Looks like you are trying to do the week2 problem of the machine learning course of Coursera.
No need to use ucminf packages here, you can simply use the R function optim it works
We will define the sigmoid and cost function first.
sigmoid <- function(z)
1 / (1 + exp(-z))
costFunction <- function(theta, X, y) {
m <- length(y)
J <- -(1 / m) * crossprod(c(y, 1 - y),
c(log(sigmoid(X %*% theta)), log(1 - sigmoid(X %*% theta))))
grad <- (1 / m) * crossprod(X, sigmoid(X %*% theta) - y)
list(J = J, grad = grad)
}
Let's load the data now, to make this code it reproductible, I put the data in my dropbox.
download.file("https://dl.dropboxusercontent.com/u/8750577/ex2data1.txt",
method = "curl", destfile = "/tmp/ex2data1.txt")

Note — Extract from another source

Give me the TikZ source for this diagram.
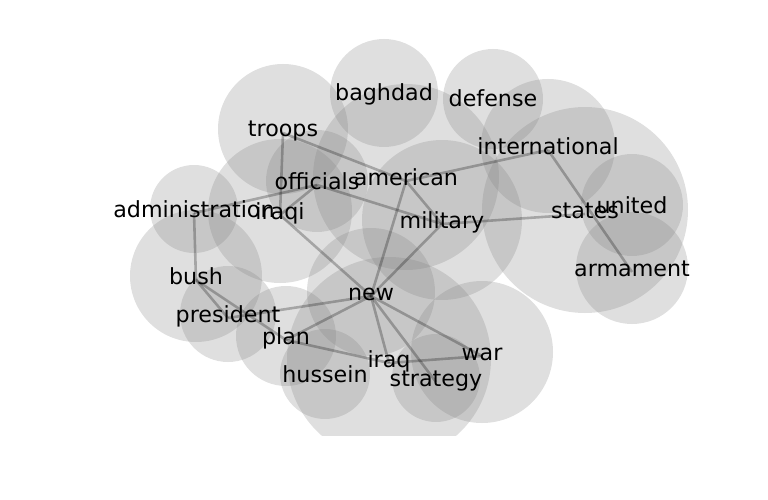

data <- matrix(scan('/tmp/ex2data1.txt', what = double(), sep = ","),
ncol = 3, byrow = TRUE)
X <- data[, 1:2]
y <- data[, 3, drop = FALSE]
m <- nrow(X)
n <- ncol(X)
X <- cbind(1, X)
initial_theta = matrix(0, nrow = n + 1)
We can then compute the result of the cost function at the initial theta like this
cost <- costFunction(initial_theta, X, y)
(grad <- cost$grad)
## [,1]
## [1,] -0.100
## [2,] -12.009
## [3,] -11.263
(cost <- cost$J)
## [,1]
## [1,] 0.69315
Finally we can use optim to ge the optimal theta
res <- optim(par = initial_theta,
fn = function(t) costFunction(t, X, y)$J,
gr = function(t) costFunction(t, X, y)$grad,
method = "BFGS", control = list(maxit = 400))
(theta <- res$par)
## [,1]
## [1,] -25.08949
## [2,] 0.20566
## [3,] 0.20089
(cost <- res$value)
## [1] 0.2035
If you have some problem with the function download.file, the data can be downloaded
here
As you did not provide a reproducible example it is hard to exactly give you the code you need, but the general idea is to hand the functions over to ucminf:
ucminf(start, costfunction, gradfunction, y = y, theta = initial_theta)
Note that start needs to be a vector of initial starting values which when handed over as X to the two functions need to produce a result. Usually you use random starting value (e.g., runif).